There is so much to do in our sector and the need for smart, sustainable placemaking and planning has never been greater. We now have two big objectives to meet: delivery and sustainability. Before, many would argue it was about delivering sufficient numbers, allocating enough land, building enough new homes and commercial floorspace to meet the identified needs across the country. We now need to do all of this within the context of net zero and the climate emergency, alongside meeting other national and local policy requirements. We are all working hard to step up to this challenge, not least all of us at Barton Willmore as we look to continue to innovate and deliver sustainable placemaking and design.
So I’d like to see support from the new Minister that recognises the significant role the sector can play when engaged effectively and given policy parameters to work within. We are up for it. We would ask for as much clarity, coherence and consistency as we can get from government so we can play our part.
I have read the background on Stuart Andrew and I have already noted some of what he has done before might not exactly match a minister for housing’s brief. We should all judge him on what he does next not what he did several years ago.
What is it I’d like him to do? Consistent with my colleague Iain Painting’s recently-published views on the Levelling Up white paper, I’d like him to focus on joining things up. I’d like to see as much strategic thinking running through planning as possible. I think he would be wise to talk to the industry about how we can help to deliver this increasingly over-lapping policy jigsaw of levelling up, solving the housing crisis, driving economic growth, post Brexit Britain, and climate change.
I’m a big fan of Joanna Averley and how she has gone about stepping into her role as Chief Planner. I think Stuart Andrew could look to that example and benefit from doing so. Meet people, ask questions, be accessible, tell people the challenges you have as well as the challenges you want others to solve – this all helps to forge a collective endeavour. And that, in my opinion, is the route to success.
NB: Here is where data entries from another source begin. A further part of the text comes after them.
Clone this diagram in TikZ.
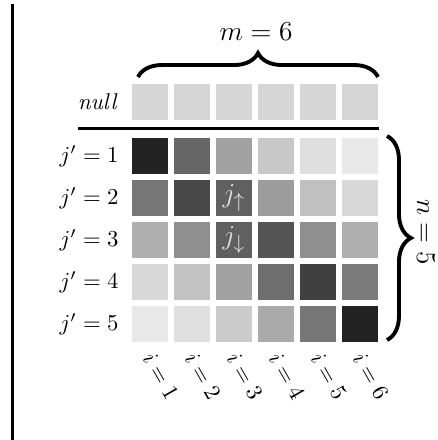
\documentclass[tikz,border=0pt]{standalone}
\usetikzlibrary{decorations.pathreplacing}
\begin{document}
\begin{tikzpicture}[x=0.4386pt,y=-0.4386pt,
  cell/.style={minimum size=15.79pt, inner sep=0pt, outer sep=0pt, draw=none},
  lab/.style={anchor=east, inner sep=0pt},
  big/.style={font=\fontsize{12.9}{15}\selectfont},
  brc/.style={decorate, decoration={brace, amplitude=10.5pt}, line width=1.7pt}]
\useasboundingbox (0,0) rectangle (437,440);
% left rule
\coordinate (lt) at (12.7,4);
\coordinate (lb) at (12.7,440);
\draw[line width=1.2pt] (lt) -- (lb);
% null row
\foreach \c in {1,...,6}{
  \node[cell, fill={rgb,255:red,214;green,214;blue,214}] (n\c) at ({150+42*(\c-1)},102) {};
}
\node[lab] (nulllab) at (118,102) {\textit{null}};
% separator
\coordinate (hl) at (78,128.5);
\coordinate (hr) at (379,128.5);
\draw[line width=0.9pt] (hl) -- (hr);
% matrix
\foreach \r/\vals in {1/{34,102,162,200,222,232},
                      2/{119,72,96,156,192,216},
                      3/{176,144,96,85,143,176},
                      4/{216,194,162,110,64,122},
                      5/{232,224,204,170,119,34}}{
  \node[lab] (r\r) at (119,{156+42*(\r-1)}) {$j'=\r$};
  \foreach \v [count=\c] in \vals {
    \definecolor{tmp}{RGB}{\v,\v,\v}
    \node[cell, fill=tmp] (c\r\c) at ({150+42*(\c-1)},{156+42*(\r-1)}) {};
  }
}
\node[big, text={rgb,255:red,228;green,228;blue,228}] at (c23) {$j_\uparrow$};
\node[big, text={rgb,255:red,228;green,228;blue,228}] at (c33) {$j_\downarrow$};
% column labels
\foreach \c in {1,...,6}{
  \node[rotate=-60, inner sep=0pt] (i\c) at ({161+42*(\c-1)},376) {$i=\c$};
}
% braces
\coordinate (tb1) at (138,77);
\coordinate (tb2) at (378,77);
\draw[brc] (tb1) -- (tb2);
\node[big] (mlab) at (256,32) {$m=6$};
\coordinate (rb1) at (387,136);
\coordinate (rb2) at (387,340);
\draw[brc] (rb1) -- (rb2);
\node[big, rotate=-90, inner sep=0pt] (nlab) at (426,232) {$n=5$};
\end{tikzpicture}
\end{document}
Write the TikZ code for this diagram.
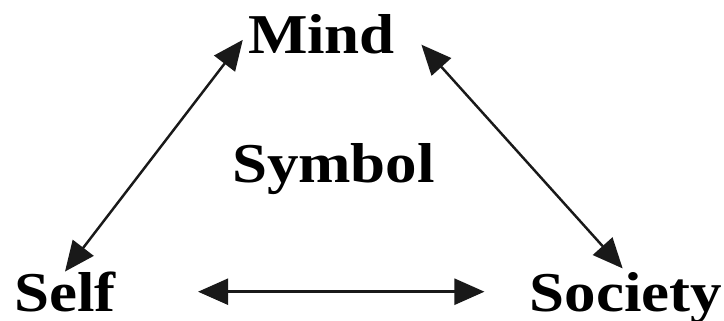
\documentclass[tikz,border=0pt]{standalone}
\usepackage{fontspec}
\setmainfont{Liberation Serif}
\newfontfamily\conceptfont[FakeStretch=1.12]{Liberation Serif}
\usetikzlibrary{arrows.meta,positioning}
\tikzset{
  concept/.style={font=\conceptfont\fontsize{32}{36}\selectfont\bfseries, inner sep=0pt, anchor=base, text depth=0pt},
  link/.style={{Triangle[length=0.6cm,width=0.52cm]}-{Triangle[length=0.6cm,width=0.52cm]}, line width=1.4pt, black!90}
}
\begin{document}
\begin{tikzpicture}
  \useasboundingbox (0,0) rectangle (14.48,6.4);

  % Concepts
  \node[concept] (mind) at (6.43,5.34) {Mind};
  \node[concept] (symbol) at (6.67,2.76) {Symbol};
  \node[concept] (self) at (1.30,0.17) {Self};
  \node[concept] (society) at (12.52,0.17) {Society};

  % Two-way links
  \draw[link, shorten <=0.16cm] (mind.west) -- (self.north);
  \draw[link, shorten <=0.3cm, shorten >=0.1cm] ([xshift=0.32cm]mind.east) -- (society.north);
  \draw[link, shorten <=1.64cm, shorten >=0.9cm] (self.east) -- (society.west |- self.east);
\end{tikzpicture}
\end{document}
My message to Mr Andrew is we’re all on the same side here. At Barton Willmore – and I think it’s fair to say across the industry too – we want to be the people who make the step change that sees planning and sustainability become truly integrated and inseparable. We want to be the generation that deals with this. We want to be the professionals that can be proud of the part we played.
I know it’s not as simple in politics. Who’s on whose team is part of the problem right now. But, as far as Barton Willmore and I are concerned, our purpose as planners and designers is bigger than the politics of a re-shuffle and, to borrow someone’s phrase, we are ‘getting on with the job’.